Like many council estates around the country, Cressingham Gardens in Lambeth, London, has fallen into a state of disrepair, with Lambeth council claiming that they do not have the money to maintain it. Nathan Taylor reports on the campaign to save Cressingham Gardens and its residents from eviction.
The other night I attended a meeting of the residents of the London housing estate of Cressingham Gardens in Lambeth, who are now facing eviction.
Like many council estates around the country, Cressingham Gardens has fallen into a state of disrepair, with Lambeth council claiming that they do not have the money to maintain it. Three years ago, despite protests from the residents, the council announced that they were going to demolish the entire estate for “redevelopment”. They promised that the current tenants were guaranteed a place in one of the new properties once the project was completed in two or three years. However, what was hidden in the small print was that, out of nearly 150 new homes, only 26 of them will be made available at a social housing rent level; the rest will only be available at so-called “market rents” level to maximise profits. The people of Cressingham Gardens are working class people, many of them on minimum wage jobs, so the idea that they would be able to afford these high rents is ridiculous.
This is an all too familiar story that we are seeing repeated all over the country: the social cleansing of our cities and the break-up of communities that have lived together for generations. However, in response, ordinary people up and down the country are coming together in meetings such as this, determined to protect their communities and are getting politicised as a result.
Around 50 people attended the meeting. The speakers were architects and people who worked for independent housing companies, trying to draw out alternatives to the council’s redevelopment plan. Exactly how their alternatives are to be funded remains a mystery. Most of what they said I did not understand and I won’t bore anyone with details about housing law etc. But the main thing that struck me was how politicised the residents were.
One of the housing lawyer types kept reiterating that he wanted to avoid politics in his speech, to which many of the residents replied that, whether he liked it or not, this was a political situation. Many talked at length about how the Tory government was the government of the privileged – their policies on housing and public services were nothing short of an ideological attack on ordinary people.
The other interesting aspect of the meeting was that there seemed to be a universal hatred of the Labour Party who run the council. Cressingham Gardens is in the Dulwich and West Norward constituency, which is a safe Labour seat, but a notoriously right-wing one. One of the main tenant organisers said that she had been a Labour supporter from the moment that she had the legal right to vote in this country, because she was told it was the party of working people. She then laughed and said, ‘It turned out I had voted for someone to demolish my home.’
After the meeting I spoke to a couple of people and asked them what they thought of Jeremy Corbyn. They all said that they love his ideas and policies, but they considered him separate to the Labour Party. They all said they would love him to be Prime Minister, but unless there is a sharp and visible swing to the left amongst their local councillors they would never vote Labour. The bottom line is they want to protect their homes and their homes are being threatened by Labour Party councillors.

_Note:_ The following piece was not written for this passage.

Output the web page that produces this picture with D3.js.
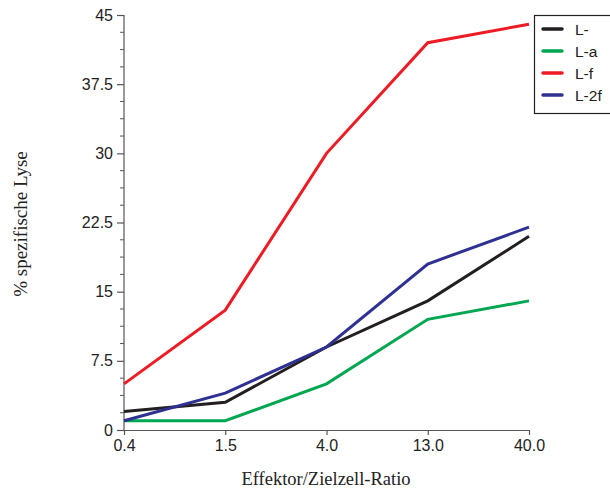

The main thing I took from this tenants meeting was the potential for working class radicalisation as a result of the housing crisis. Most of the people living in Cressingham Gardens had no real interest in politics before they were threatened with eviction. What was great about it was that over the three years since the start of the campaign, many of the tenants, who normally would have been too nervous to get up and speak in front of people, had become brilliant public speakers, just through necessity and practice. There were also many young people at the meeting who had grown up on the estate, who did not want to leave their childhood homes, and you could see the anger in them, one of them telling me “all the main parties are fucked!”
Another person I spoke to was an activist involved in the anti-poll tax movement in the 1980s. She said that at the very beginning, the poll tax movement started just through ordinary working class people meeting in community centres like the one in Cressingham Gardens, then it exploded.
Many working class people are angry about cuts to the NHS, the war in Syria, Trident, etc. However, it seems to take something that directly makes an acute difference on their quality of life to get them radicalised, like the loss of jobs due to the closing of mines and factories in the 1970s and 80s, or the daylight robbery of the poll tax.
With more and more people living in sub-standard, high rent housing, whilst working long hours in a low-pay jobs, and an increasing homeless population, the housing crisis is likely to be one of those issues that leads to a qualitative change in the working class movement. With the slowdown in the markets and a fresh capitalist crisis fast approaching, the housing crisis is only going to get worse, and the working class will be looking for a radical alternative as it becomes clearer that capitalism cannot provide society’s basic needs, such as a home for all.